We're guessing you probably drink coffee, or at least know someone who does. If you've never had the chance to visit a coffee farm, here's a great opportunity for you. Come spend some time at a father and son coffee farm and washing station. On this visit, you'll get to see how coffee is grown, harvested, washed, dried, and packaged for export. You'll be welcome to pick coffee and participate in any of the activities taking place that day. In addition, you'll learn all there is to know about the coffee growing and washing process. At the end of the visit, Aime and his father Gahizi will prepare for you a cup of their own coffee. We think you'll appreciate your morning cup of coffee a lot more after a visit to the family coffee farm.
You can arrive to the farm anytime between 7:30am and 5:00pm, depending on what you want to experience. The general farm and coffee washing station schedule is as follows:
7:30am-2:00pm (M-F) coffee picking
7:30am-9:30am coffee washing
9:30am start sorting coffee and other farm jobs
Noon - 1pm lunch
1pm - 5pm coffee sorting and other farm jobs
Coffee washing sometimes takes place in the afternoon, but there are no guarantees.
Aime and Gahizi are among the nicest folks in Rwanda. They'll go above and beyond what is expected to provide you what you need for a great visit to the farm and washing station.
Good walking/hiking shoes, umbrella/raincoat, camera, and the good will to learn about coffee farming and coffee washing in rural Rwanda.
GAHIZI, Aime's father, is from Karongi District, Gitesi Sector, and is the former manager of the local branch of a major bank. He was also a teacher in a secondary school in Congo. He went to Burundi in 1990 and started a coffee shop and restaurant. He eventually returned to Rwanda and was on the city council of Kicukiro District in Kigali. In 2000, he started planting coffee and started Gitesi Coffee Washing Station. Gitesi started harvesting coffee in 2004 and started the washing station in 2006. After overcoming 4 years of challenges, they perfected the coffee washing process in 2010, and Aime joined the family business 2011. Their goal is to buy more land each year and plant about 2,000 more trees.

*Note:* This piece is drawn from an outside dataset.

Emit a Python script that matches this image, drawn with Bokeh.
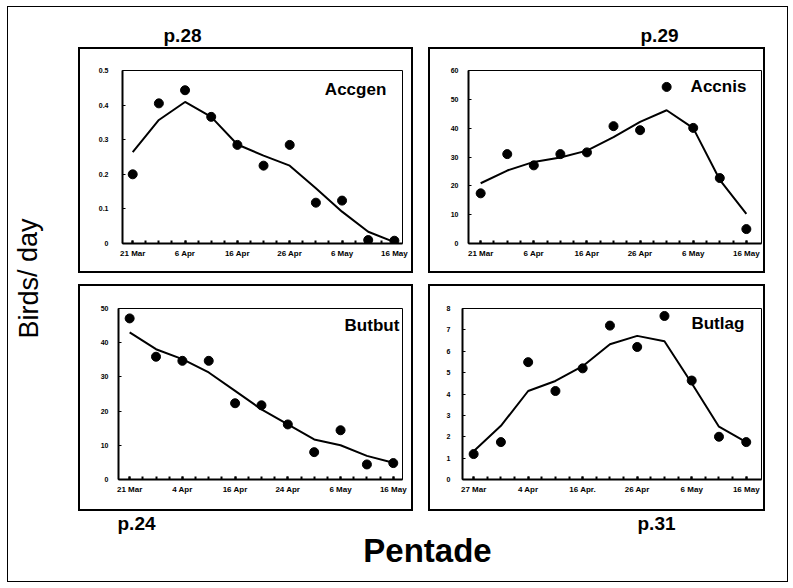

Aime provided a thorough, hands-on description of the coffee production process, emphasizing his commitment to sustainable agriculture and community development. The tour was very informative and Aime allowed plenty of time for photos and answered all my questions. He also poured us some great-tasting coffee. A really wonderful experience that's well worth the trip from Kigali.